During the same session, Bush instructed his commissioner of Health and Human Services to move ahead with the privatization of the state's $8 billion welfare system, offering a $3 billion, five-year contract to bidders such as Lockheed Martin, IBM and Electronic Data Systems to certify clients, deliver services and lower costs [see William D. Hartung and Jennifer Washburn, "Lockheed Martin: From Warfare to Welfare," March 2, 1998]. It was obviously the second component of a campaign intended to attract voters to a presidential candidate who could say he returned money to taxpayers while privatizing his state's welfare system. And Bill Clinton and Donna Shalala almost bought it. "The White House didn't seem to understand the political implications," said the legislator who led a small group of House Democrats who prevailed upon the Clinton Administration to deny a needed welfare waiver. (Bush even got tough with Secretary Shalala when she didn't respond to his request for the waiver. "You promised an answer last Monday. In my state, we take people at their word," he wrote in a two-paragraph letter.)
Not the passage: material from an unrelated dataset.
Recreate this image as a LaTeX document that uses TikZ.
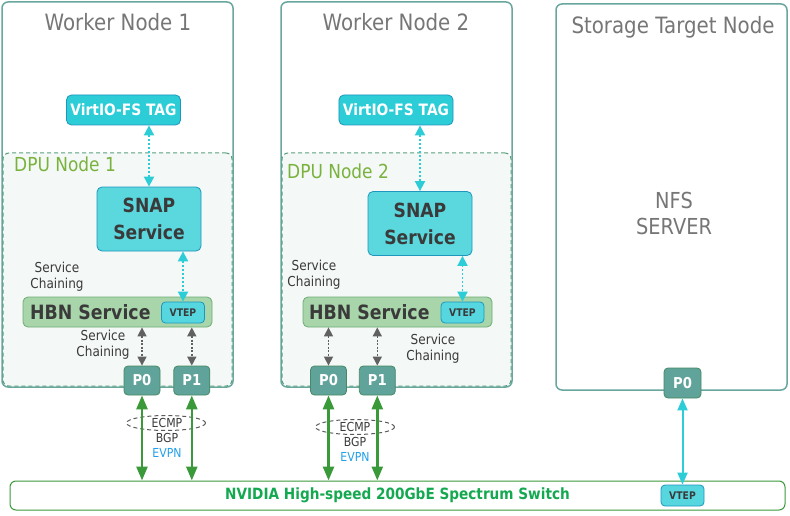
\documentclass[tikz,border=0pt]{standalone}
\usepackage{fontspec}
\setmainfont{DejaVu Sans}[FakeStretch=0.88]
\usepackage{tikz}
\usetikzlibrary{shapes.geometric, arrows.meta, positioning}
\definecolor{boxteal}{RGB}{104,166,158}
\definecolor{titlegray}{RGB}{118,118,118}
\definecolor{tagcyan}{RGB}{44,205,215}
\definecolor{tagedge}{RGB}{30,150,190}
\definecolor{dpufill}{RGB}{244,248,246}
\definecolor{dpuedge}{RGB}{90,160,128}
\definecolor{dpugreen}{RGB}{122,178,62}
\definecolor{snapfill}{RGB}{90,216,222}
\definecolor{hbnfill}{RGB}{168,213,170}
\definecolor{hbnedge}{RGB}{110,172,118}
\definecolor{portfill}{RGB}{95,163,154}
\definecolor{portedge}{RGB}{70,138,100}
\definecolor{darktext}{RGB}{58,58,58}
\definecolor{linkgreen}{RGB}{58,154,58}
\definecolor{switchgreen}{RGB}{20,168,80}
\definecolor{evpnblue}{RGB}{32,160,232}
\tikzstyle{worker} = [rectangle, rounded corners=6pt, draw=boxteal, line width=1.5pt, fill=white, minimum width=231pt, minimum height=385pt, inner sep=0pt]
\tikzstyle{title} = [text=titlegray, font=\fontsize{22.5}{26}\selectfont]
\tikzstyle{tag} = [rectangle, rounded corners=5pt, draw=tagedge, line width=0.8pt, fill=tagcyan, text=white, font=\bfseries\fontsize{15.7}{18}\selectfont, minimum height=30pt, inner sep=4pt]
\tikzstyle{dpu} = [rectangle, rounded corners=6pt, draw=dpuedge, dash pattern=on 4pt off 3pt, line width=1pt, fill=dpufill, minimum width=229pt, minimum height=233pt, inner sep=0pt]
\tikzstyle{dpulabel} = [text=dpugreen, font=\fontsize{19.3}{22}\selectfont, anchor=west, inner sep=0pt]
\tikzstyle{snap} = [rectangle, rounded corners=5pt, draw=tagedge, line width=0.8pt, fill=snapfill, text=darktext, font=\bfseries\fontsize{19.5}{27}\selectfont, align=center, minimum width=104pt, minimum height=64pt]
\tikzstyle{hbn} = [rectangle, rounded corners=5pt, draw=hbnedge, line width=0.8pt, fill=hbnfill, minimum width=189pt, minimum height=30pt, inner sep=0pt]
\tikzstyle{hbnlabel} = [text=darktext, font=\bfseries\fontsize{19.7}{22}\selectfont, anchor=west, inner sep=0pt]
\tikzstyle{vtep} = [rectangle, rounded corners=4pt, draw=tagedge, line width=0.8pt, fill=tagcyan!80!white, text=darktext, font=\bfseries\fontsize{10.5}{12}\selectfont, minimum width=43pt, minimum height=21pt, inner sep=0pt]
\tikzstyle{port} = [rectangle, rounded corners=4pt, draw=portedge, line width=0.8pt, fill=portfill, text=white, font=\bfseries\fontsize{15}{18}\selectfont, minimum width=36pt, minimum height=29pt, inner sep=0pt]
\tikzstyle{note} = [text=darktext, font=\fontsize{13.7}{16}\selectfont, align=center, inner sep=0pt]
\tikzstyle{proto} = [text=darktext, font=\fontsize{12.4}{15}\selectfont, align=center, inner sep=0pt]
\tikzstyle{ring} = [ellipse, draw=black!65, dash pattern=on 4pt off 3pt, line width=1pt, minimum width=79pt, minimum height=15pt, inner sep=0pt]
\tikzstyle{nfs} = [text=titlegray, font=\fontsize{22}{26}\selectfont, align=center]
\tikzstyle{fabric} = [rectangle, rounded corners=6pt, draw=linkgreen, line width=1pt, fill=white, minimum width=775pt, minimum height=29pt, inner sep=0pt, text=switchgreen, font=\bfseries\fontsize{15.5}{18}\selectfont]
\tikzstyle{cyanlink} = [tagcyan, line width=1.8pt, dash pattern=on 2pt off 2pt, {Triangle[length=10pt,width=10pt]}-{Triangle[length=10pt,width=10pt]}]
\tikzstyle{graylink} = [black!62, line width=1.5pt, dash pattern=on 2pt off 1.5pt, {Triangle[length=9pt,width=9pt]}-{Triangle[length=9pt,width=9pt]}]
\tikzstyle{greenlink} = [linkgreen, line width=2.6pt, {Triangle[length=14pt,width=11pt]}-{Triangle[length=14pt,width=11pt]}]
\tikzstyle{nfslink} = [tagcyan, line width=2pt, {Triangle[length=12pt,width=10pt]}-{Triangle[length=12pt,width=10pt]}]
\begin{document}
\begin{tikzpicture}[x=1pt, y=-1pt]
\useasboundingbox (0,0) rectangle (790,516);

\node (wn1) [worker] at (117.5,194.5) {};
\node (wn1title) [title] at (118,22) {Worker Node 1};
\node (dpu1) [dpu] at (117.5,269.5) {};
\node (dpu1label) [dpulabel] at (14,164) {DPU Node 1};
\node (vfs1) [tag] at (123.5,110) {VirtIO-FS TAG};
\node (snap1) [snap] at (149,219) {SNAP\\Service};
\node (hbn1) [hbn] at (117.5,312) {};
\node (hbn1label) [hbnlabel] at (30,312) {HBN Service};
\node (vtep1) [vtep] at (183,312.5) {VTEP};
\node (p0a) [port] at (142,380.5) {P0};
\node (p1a) [port, right=13pt of p0a] {P1};
\node (chain1a) [note] at (57,277) {Service\\Chaining};
\node (chain1b) [note] at (103,345) {Service\\Chaining};

\node (wn2) [worker] at (396.5,194.5) {};
\node (wn2title) [title] at (396,22) {Worker Node 2};
\node (dpu2) [dpu] at (396.5,269.5) {};
\node (dpu2label) [dpulabel] at (287,171) {DPU Node 2};
\node (vfs2) [tag] at (396,110) {VirtIO-FS TAG};
\node (snap2) [snap] at (420,223.5) {SNAP\\Service};
\node (hbn2) [hbn] at (397.5,312) {};
\node (hbn2label) [hbnlabel] at (309,312) {HBN Service};
\node (vtep2) [vtep] at (462.5,312.5) {VTEP};
\node (p0b) [port] at (328.5,380.5) {P0};
\node (p1b) [port, right=12pt of p0b] {P1};
\node (chain2a) [note] at (314,275) {Service\\Chaining};
\node (chain2b) [note] at (433,349) {Service\\Chaining};

\node (stn) [worker, minimum height=386pt] at (671.5,197) {};
\node (stntitle) [title] at (673,27) {Storage Target Node};
\node (nfs) [nfs] at (674,213) {NFS\\SERVER};
\node (p0c) [port, minimum width=37pt, minimum height=30pt] at (682.5,383) {P0};

\node (sw) [fabric] at (397.5,495.5) {NVIDIA High-speed 200GbE Spectrum Switch};
\node (vtep3) [vtep] at (682.5,495.5) {VTEP};

\node (ring1) [ring] at (166,423) {};
\node (ring2) [ring] at (355,427) {};
\node (proto1) [proto] at (167,438) {ECMP\\BGP\\\textcolor{evpnblue}{EVPN}};
\node (proto2) [proto] at (355,442) {ECMP\\BGP\\\textcolor{evpnblue}{EVPN}};

\draw [cyanlink] (vfs1.south -| snap1.north) -- (snap1.north);
\draw [cyanlink] (snap1.south -| vtep1.north) -- (vtep1.north);
\draw [cyanlink] (vfs2.south -| snap2.north) -- (snap2.north);
\draw [cyanlink] (snap2.south -| vtep2.north) -- (vtep2.north);
\draw [graylink] (hbn1.south -| p0a.north) -- (p0a.north);
\draw [graylink] (hbn1.south -| p1a.north) -- (p1a.north);
\draw [graylink] (hbn2.south -| p0b.north) -- (p0b.north);
\draw [graylink] (hbn2.south -| p1b.north) -- (p1b.north);
\draw [greenlink] (p0a.south) -- (p0a.south |- sw.north);
\draw [greenlink] (p1a.south) -- (p1a.south |- sw.north);
\draw [greenlink] (p0b.south) -- (p0b.south |- sw.north);
\draw [greenlink] (p1b.south) -- (p1b.south |- sw.north);
\draw [nfslink] (p0c.south) -- (vtep3.north);
\end{tikzpicture}
\end{document}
This session Bush has proposed adding $1 billion to the state's public education budget, to which the Texas House Appropriations Committee has added an additional $2 billion. "We have $12 billion in needs and will have to be the wise Solomons that can divide that $3 billion among $12 billion in very legitimate needs," the vice chair of the state's House Public Education Committee said. There are other factors that erode even the $1 billion increase. The state's peculiar fiscal process does not factor in growth and inflation, and the governor's proposed $2 billiongiveback in property-tax relief increases state funding of schools while lowering local funding. "It's a wash," said a member of the appropriations committee. When you run the numbers on what the governor's voucher program does to school funding at the local level, the wash becomes a loss.